‘Submit or die’: Tony Abbott warns the only way to approach Islamic State threat is by fighting
PRIME Minister Tony Abbott has delivered a dire warning about the Islamic State’s terrifying intentions for Australia.
PRIME Minister Tony Abbott has delivered a dire warning about the global reach of the Islamic State group to delegates at a violent extremism summit in Sydney.
Mr Abbott told delegates at the first day of the regional summit that if it could, IS, or Daesh, would come for every person and government with one message: “Submit or die”.
“This is terrorism with global ambitions.” He said IS holds sway over an area as large as Italy in eastern Syria and northern and western Iraq, while its affiliates control parts of Libya and Nigeria.
The group is also active on the Horn of Africa and parts of the Arabian Peninsula and it has ambitions to establish a far province in Southeast Asia, he said.
“The tentacles of the death cult have extended even here as we discovered with the Martin Place siege last December,” Mr Abbott said.
He said in the past year IS and its imitators carried out attacks in Sydney and in Melbourne, as well as in France, Belgium, Canada, Afghanistan, Pakistan, Egypt, Nigeria, Jordan, Denmark, Kenya and the United States.
“You can’t negotiate with an entity like this, you can only fight it,” he said.

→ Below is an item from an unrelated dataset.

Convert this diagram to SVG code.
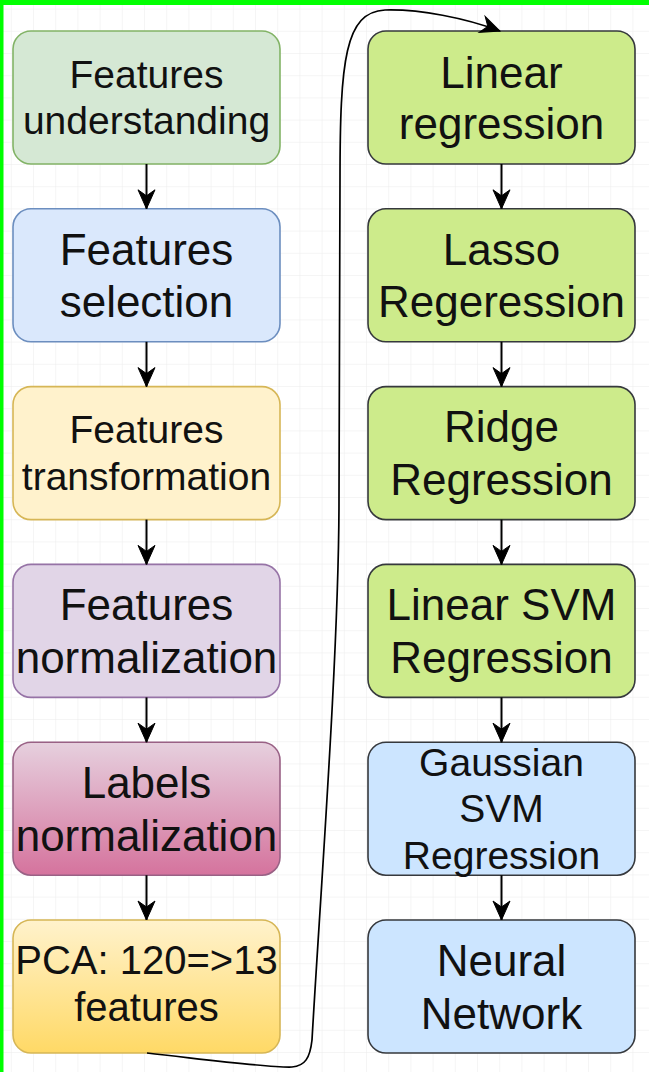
<svg xmlns="http://www.w3.org/2000/svg" width="649" height="1072" viewBox="0 0 649 1072">
<defs>
<pattern id="grid" x="10.8" y="8.6" width="22.2" height="22.2" patternUnits="userSpaceOnUse">
<path d="M0,0 H22.2 M0,0 V22.2" fill="none" stroke="#ebebeb" stroke-width="1"/>
</pattern>
<linearGradient id="gPink" x1="0" y1="0" x2="0" y2="1">
<stop offset="0" stop-color="#e6d0de"/>
<stop offset="1" stop-color="#d5739d"/>
</linearGradient>
<linearGradient id="gGold" x1="0" y1="0" x2="0" y2="1">
<stop offset="0" stop-color="#fff2cc"/>
<stop offset="1" stop-color="#ffd966"/>
</linearGradient>
<marker id="arr" markerUnits="userSpaceOnUse" markerWidth="24" markerHeight="24" viewBox="-22 -12 24 24" refX="0" refY="0" orient="auto">
<path d="M0,0 L-19,-8.5 L-13,0 L-19,8.5 Z" fill="#000" stroke="#000" stroke-width="1"/>
</marker>
</defs>
<style>
.box{stroke-width:1.6}
.t{font-family:"Liberation Sans",Arial,sans-serif;fill:#111;text-anchor:middle}
.edge{fill:none;stroke:#000;stroke-width:2}
</style>
<rect x="0" y="0" width="649" height="1072" fill="#ffffff"/>
<rect x="0" y="0" width="649" height="1072" fill="url(#grid)"/>
<rect x="0" y="0" width="649" height="5" fill="#00ff00"/>
<rect x="0" y="0" width="3.5" height="1072" fill="#00ff00"/>

<g id="n1"><rect class="box" x="13" y="31" width="267" height="133" rx="18" fill="#d5e8d4" stroke="#82b366"/>
<text class="t" x="146.5" font-size="39"><tspan x="146.5" y="88">Features</tspan><tspan x="146.5" y="134">understanding</tspan></text></g>

<g id="n2"><rect class="box" x="13" y="208.8" width="267" height="133" rx="18" fill="#dae8fc" stroke="#6c8ebf"/>
<text class="t" x="146.5" font-size="44"><tspan x="146.5" y="264.5">Features</tspan><tspan x="146.5" y="317.3">selection</tspan></text></g>

<g id="n3"><rect class="box" x="13" y="386.6" width="267" height="133" rx="18" fill="#fff2cc" stroke="#d6b656"/>
<text class="t" x="146.5" font-size="39"><tspan x="146.5" y="443">Features</tspan><tspan x="146.5" y="489.8">transformation</tspan></text></g>

<g id="n4"><rect class="box" x="13" y="564.4" width="267" height="133" rx="18" fill="#e1d5e7" stroke="#9673a6"/>
<text class="t" x="146.5" font-size="44"><tspan x="146.5" y="620">Features</tspan><tspan x="146.5" y="672.8">normalization</tspan></text></g>

<g id="n5"><rect class="box" x="13" y="742.2" width="267" height="133" rx="18" fill="url(#gPink)" stroke="#996185"/>
<text class="t" x="146.5" font-size="44"><tspan x="146.5" y="798">Labels</tspan><tspan x="146.5" y="850.8">normalization</tspan></text></g>

<g id="n6"><rect class="box" x="13" y="920" width="267" height="133" rx="18" fill="url(#gGold)" stroke="#d6b656"/>
<text class="t" x="146.5" font-size="40"><tspan x="146.5" y="974">PCA: 120=&gt;13</tspan><tspan x="146.5" y="1021">features</tspan></text></g>

<g id="m1"><rect class="box" x="368" y="31" width="267" height="133" rx="18" fill="#cdeb8b" stroke="#36393d"/>
<text class="t" x="501.5" font-size="44"><tspan x="501.5" y="87.5">Linear</tspan><tspan x="501.5" y="139">regression</tspan></text></g>

<g id="m2"><rect class="box" x="368" y="208.8" width="267" height="133" rx="18" fill="#cdeb8b" stroke="#36393d"/>
<text class="t" x="501.5" font-size="44"><tspan x="501.5" y="264.5">Lasso</tspan><tspan x="501.5" y="317.3">Regeression</tspan></text></g>

<g id="m3"><rect class="box" x="368" y="386.6" width="267" height="133" rx="18" fill="#cdeb8b" stroke="#36393d"/>
<text class="t" x="501.5" font-size="44"><tspan x="501.5" y="442">Ridge</tspan><tspan x="501.5" y="494.8">Regression</tspan></text></g>

<g id="m4"><rect class="box" x="368" y="564.4" width="267" height="133" rx="18" fill="#cdeb8b" stroke="#36393d"/>
<text class="t" x="501.5" font-size="44"><tspan x="501.5" y="620">Linear SVM</tspan><tspan x="501.5" y="672.8">Regression</tspan></text></g>

<g id="m5"><rect class="box" x="368" y="742.2" width="267" height="133" rx="18" fill="#cce5ff" stroke="#36393d"/>
<text class="t" x="501.5" font-size="39"><tspan x="501.5" y="775.5">Gaussian</tspan><tspan x="501.5" y="822.3">SVM</tspan><tspan x="501.5" y="869.1">Regression</tspan></text></g>

<g id="m6"><rect class="box" x="368" y="920" width="267" height="133" rx="18" fill="#cce5ff" stroke="#36393d"/>
<text class="t" x="501.5" font-size="44"><tspan x="501.5" y="976">Neural</tspan><tspan x="501.5" y="1028.8">Network</tspan></text></g>

<g id="connectors">
<path class="edge" d="M146.5,164 V208.8" marker-end="url(#arr)"/>
<path class="edge" d="M146.5,341.8 V386.6" marker-end="url(#arr)"/>
<path class="edge" d="M146.5,519.6 V564.4" marker-end="url(#arr)"/>
<path class="edge" d="M146.5,697.4 V742.2" marker-end="url(#arr)"/>
<path class="edge" d="M146.5,875.2 V920" marker-end="url(#arr)"/>
<path class="edge" d="M501.5,164 V208.8" marker-end="url(#arr)"/>
<path class="edge" d="M501.5,341.8 V386.6" marker-end="url(#arr)"/>
<path class="edge" d="M501.5,519.6 V564.4" marker-end="url(#arr)"/>
<path class="edge" d="M501.5,697.4 V742.2" marker-end="url(#arr)"/>
<path class="edge" d="M501.5,875.2 V920" marker-end="url(#arr)"/>
<path class="edge" style="stroke-width:1.7" d="M147,1053 C210,1060 270,1068 292,1067 C305,1066 310,1058 312,1040 C320,900 339,650 339,500 L340,180 C340,60 345,12 385,10 C420,9 465,18 500,31" marker-end="url(#arr)"/>
</g>
</svg>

Attorney-General George Brandis opened the two-day event, telling delegates that governments must be resolute in standing up to groups such as IS, and said countries must not give such groups the legitimacy they seek.
“We must not let them succeed,” he said.
“Through their perverse and wrong interpretation of Islam, they are attempting not only to destroy their own societies, but to divide our communities and to set us against each other.” “Instead, we must be resolute as governments, as communities, in standing up to these people and to the false and evil doctrines which they pursue.” Representatives from 25 countries, along with social media executives, are attending the Countering Violent Extremism summit, that began on Thursday, to compare strategies to stop online radicalisation.